The aged routines are one thing, the toothless parody is another, but the worst part of the book may be that THY KEEP PUTTING THE LADY ELEPHANT INTO SEXY POSES.  I’m not here to judge, but if a peach-colored, putty-limbed elephant with tits strutting sexy over the joint or hopping around naked in the shower is your cup of tea, more power to you. I’m impressed that you can maintain an interest in what you consider “sex.”

Whatever rails there were by the beginning of the book, the story flies completely off of them by the climax. “Clarinetto,” leader of the “Brotherhood of Evil Musicians” (and a neo-nazi, for some reason) appears as the book’s primary bad guy. Having milked nothing out of a superhero parody, Power Pachyderms begins to suck dust from the withered teat of pop music satire.

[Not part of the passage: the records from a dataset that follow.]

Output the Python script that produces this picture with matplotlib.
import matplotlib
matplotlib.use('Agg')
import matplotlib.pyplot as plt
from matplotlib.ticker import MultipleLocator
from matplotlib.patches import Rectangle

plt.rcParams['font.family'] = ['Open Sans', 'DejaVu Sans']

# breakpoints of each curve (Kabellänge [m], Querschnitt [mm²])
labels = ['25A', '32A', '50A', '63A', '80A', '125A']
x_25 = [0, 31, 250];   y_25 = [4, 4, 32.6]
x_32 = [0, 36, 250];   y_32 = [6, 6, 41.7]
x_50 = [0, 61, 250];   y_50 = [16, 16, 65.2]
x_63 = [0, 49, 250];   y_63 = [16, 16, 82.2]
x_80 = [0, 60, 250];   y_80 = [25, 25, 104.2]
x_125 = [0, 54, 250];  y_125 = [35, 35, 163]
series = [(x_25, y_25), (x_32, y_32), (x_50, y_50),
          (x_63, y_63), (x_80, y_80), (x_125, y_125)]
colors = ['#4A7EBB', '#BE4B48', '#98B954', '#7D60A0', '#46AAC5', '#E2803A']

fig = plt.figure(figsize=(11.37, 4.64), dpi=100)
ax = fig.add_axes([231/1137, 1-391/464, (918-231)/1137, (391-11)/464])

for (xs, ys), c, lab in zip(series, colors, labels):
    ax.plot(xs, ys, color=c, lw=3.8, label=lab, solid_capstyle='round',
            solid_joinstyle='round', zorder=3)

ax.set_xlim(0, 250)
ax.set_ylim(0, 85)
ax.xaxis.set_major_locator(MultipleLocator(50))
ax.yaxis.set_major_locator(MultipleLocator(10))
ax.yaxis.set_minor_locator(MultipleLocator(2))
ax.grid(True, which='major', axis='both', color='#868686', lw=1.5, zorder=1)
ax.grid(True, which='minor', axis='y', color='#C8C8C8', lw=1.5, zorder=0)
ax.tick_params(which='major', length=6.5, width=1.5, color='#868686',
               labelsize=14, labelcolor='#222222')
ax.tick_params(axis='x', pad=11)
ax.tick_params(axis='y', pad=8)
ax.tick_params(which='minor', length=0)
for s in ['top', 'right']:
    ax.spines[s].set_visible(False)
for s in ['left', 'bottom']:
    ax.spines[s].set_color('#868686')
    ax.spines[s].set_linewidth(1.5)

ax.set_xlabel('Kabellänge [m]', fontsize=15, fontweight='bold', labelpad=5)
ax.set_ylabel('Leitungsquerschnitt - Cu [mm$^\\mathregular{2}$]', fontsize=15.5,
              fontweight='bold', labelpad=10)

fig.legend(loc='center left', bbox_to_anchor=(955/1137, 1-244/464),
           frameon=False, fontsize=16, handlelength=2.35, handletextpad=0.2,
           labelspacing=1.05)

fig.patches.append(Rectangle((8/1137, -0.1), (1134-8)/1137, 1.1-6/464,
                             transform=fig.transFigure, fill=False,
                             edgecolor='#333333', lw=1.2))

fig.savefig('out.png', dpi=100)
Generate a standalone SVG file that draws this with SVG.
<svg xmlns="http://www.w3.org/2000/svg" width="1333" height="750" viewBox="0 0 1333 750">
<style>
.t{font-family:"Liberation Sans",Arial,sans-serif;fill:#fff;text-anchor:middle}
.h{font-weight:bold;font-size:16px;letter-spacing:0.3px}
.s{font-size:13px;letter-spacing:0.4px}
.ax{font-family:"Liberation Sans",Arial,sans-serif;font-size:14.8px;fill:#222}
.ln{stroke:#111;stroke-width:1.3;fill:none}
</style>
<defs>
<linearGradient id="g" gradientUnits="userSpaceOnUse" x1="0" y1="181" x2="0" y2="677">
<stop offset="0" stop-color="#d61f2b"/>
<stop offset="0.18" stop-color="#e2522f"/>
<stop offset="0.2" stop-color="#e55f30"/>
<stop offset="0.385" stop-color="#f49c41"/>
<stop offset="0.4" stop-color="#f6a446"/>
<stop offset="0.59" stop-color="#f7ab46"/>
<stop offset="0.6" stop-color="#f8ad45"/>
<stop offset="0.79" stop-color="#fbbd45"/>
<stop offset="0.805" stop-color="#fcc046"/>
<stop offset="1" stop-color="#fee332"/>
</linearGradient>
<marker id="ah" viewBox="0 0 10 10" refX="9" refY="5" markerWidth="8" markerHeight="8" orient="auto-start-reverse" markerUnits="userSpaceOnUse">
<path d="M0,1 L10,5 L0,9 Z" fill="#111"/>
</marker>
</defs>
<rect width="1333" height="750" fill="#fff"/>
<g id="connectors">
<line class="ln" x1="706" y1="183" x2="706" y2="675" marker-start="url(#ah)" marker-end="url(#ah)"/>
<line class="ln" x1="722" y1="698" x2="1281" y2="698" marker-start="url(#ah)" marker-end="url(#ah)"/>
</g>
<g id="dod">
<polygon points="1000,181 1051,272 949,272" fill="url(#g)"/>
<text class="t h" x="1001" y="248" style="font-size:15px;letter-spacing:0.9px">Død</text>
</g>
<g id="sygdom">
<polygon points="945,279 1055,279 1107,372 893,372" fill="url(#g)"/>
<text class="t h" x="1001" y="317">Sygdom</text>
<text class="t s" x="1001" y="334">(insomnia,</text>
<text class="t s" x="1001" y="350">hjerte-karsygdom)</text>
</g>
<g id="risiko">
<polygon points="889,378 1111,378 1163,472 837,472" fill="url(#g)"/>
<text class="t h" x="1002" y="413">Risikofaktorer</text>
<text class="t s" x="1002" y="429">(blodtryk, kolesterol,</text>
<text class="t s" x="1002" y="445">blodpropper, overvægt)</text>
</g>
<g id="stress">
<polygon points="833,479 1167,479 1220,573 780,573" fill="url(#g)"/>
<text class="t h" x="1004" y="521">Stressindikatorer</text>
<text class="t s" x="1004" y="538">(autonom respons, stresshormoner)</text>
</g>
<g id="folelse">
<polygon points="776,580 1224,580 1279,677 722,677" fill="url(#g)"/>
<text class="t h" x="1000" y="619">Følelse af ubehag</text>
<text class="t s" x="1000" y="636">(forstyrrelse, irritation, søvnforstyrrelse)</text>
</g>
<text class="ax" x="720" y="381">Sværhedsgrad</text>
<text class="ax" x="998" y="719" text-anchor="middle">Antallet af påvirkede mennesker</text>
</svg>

Lampooning Cyndi Lauper, Bruce Springsteen, Willie Nelson, Prince and Madonna via translucently insubstantial lookalikes, the Pachyderms are swerved off course into a second-level satire.

So when Electralux falls into a vat of radioactive makeup in the bottom of an evil music academy, there’s really nowhere further down they can go. She becomes a Dark Phoenix parody called “Rogue Elephant,” which appears to be the single dumb gag the entire book is predicated upon.


There’s a conclusion to the story, but it’s barely worth mentioning. This is also what I’d say about Power Pachyderms itself except that this is the second time I’ve written about this book and I just popped out nearly a thousand words about it. Either I need therapy or death will be a welcome alternative, whichever.

3 comments:

Green Luthor said...

The saddest part is that Marvel spent YEARS getting this dog out. I forget the original title, but it was supposed to be one of the many books that came out to parody Teenage Mutant Ninja Turtles (Adolescent Radioactive Black Belt Hamsters and the like), so they would have first advertised it around 1986, I'd guess. Why they insisted on forging ahead long after the trend died, the world will likely never know. Or care.

neofishboy said...

I was poking around on Bill Sienkiewicz's website recently. Now there's a guy who can do some damn celebrity lookalikes.

BillyWitchDoctor said...

Man, it's true what they say/said: Nothing sucks like Electralux (sic).